Students at the University of Central Florida once openly mocked its emergency alert system, according to Daphne Kopel, the co-author of a study exploring student perceptions of emergency alerts at the university. When a former student committed suicide in a campus dorm room last year and his body was found lying next to a backpack full of bombs, students began to take the alerts more seriously.
“UCF’s alert system was a popular topic of conversation prior to the planned attack due to the high volume of alerts students and faculty received,” said Kopel, who is also a graduate student in applied experimental human factors at the university. “This caused many people to dismiss them regardless of there being a potentially dangerous situation.”
The researchers surveyed 148 UCF students in the aftermath of the suicide and found that their perceptions had begun to change. After the incident, the students were 15 percent less likely to say they heard other students making fun of the system. More students said they were now satisfied with the alert system and that they take the alerts seriously.

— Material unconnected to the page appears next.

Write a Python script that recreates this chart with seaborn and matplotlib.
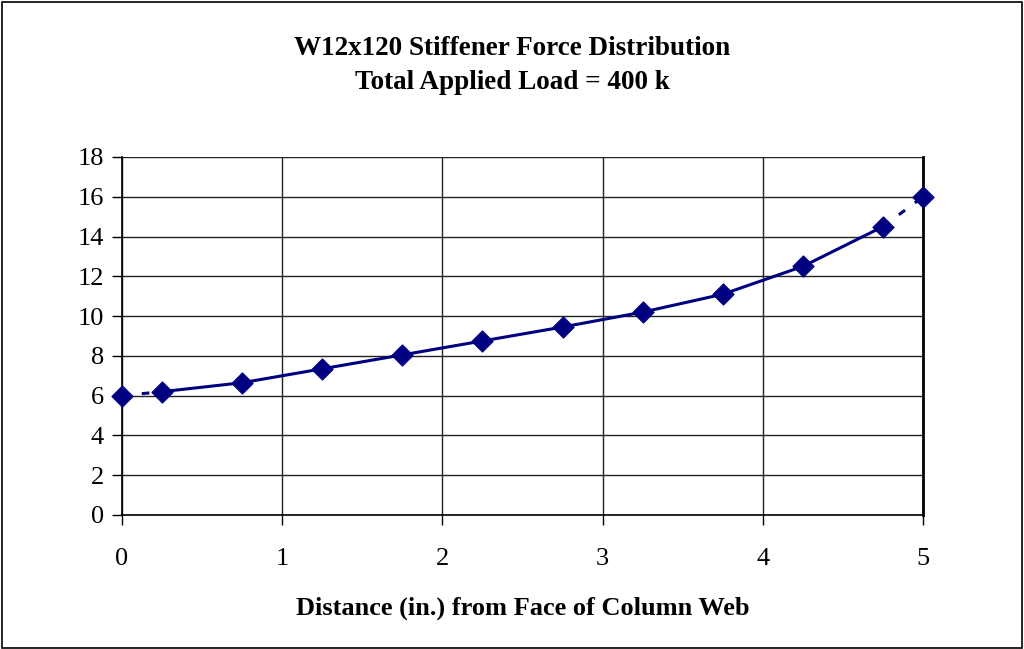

It’s a pattern seen elsewhere, said William Taylor, the president-elect of the International Association of Campus Law Enforcement Administrators. Emergency alerts have been required since the Clery Act was adopted in 1990, but even the federal government and many colleges didn’t take them as seriously as they do today until the 2007 mass shooting at Virginia Tech. One positive side effect of campus tragedies is that students, faculty, and emergency personnel do tend to learn from them, Taylor said.
The student response to the shooting at FSU last month, he said, is an example of that learning curve.
“The students knew what to do,” Taylor said. “We try to stress to faculty, staff and students this idea of ‘run, hide, fight.’ Obviously, the students did just that. They blocked doors. They got away if they were close to an exit. The students themselves had a lot to do with why there were no more injuries.”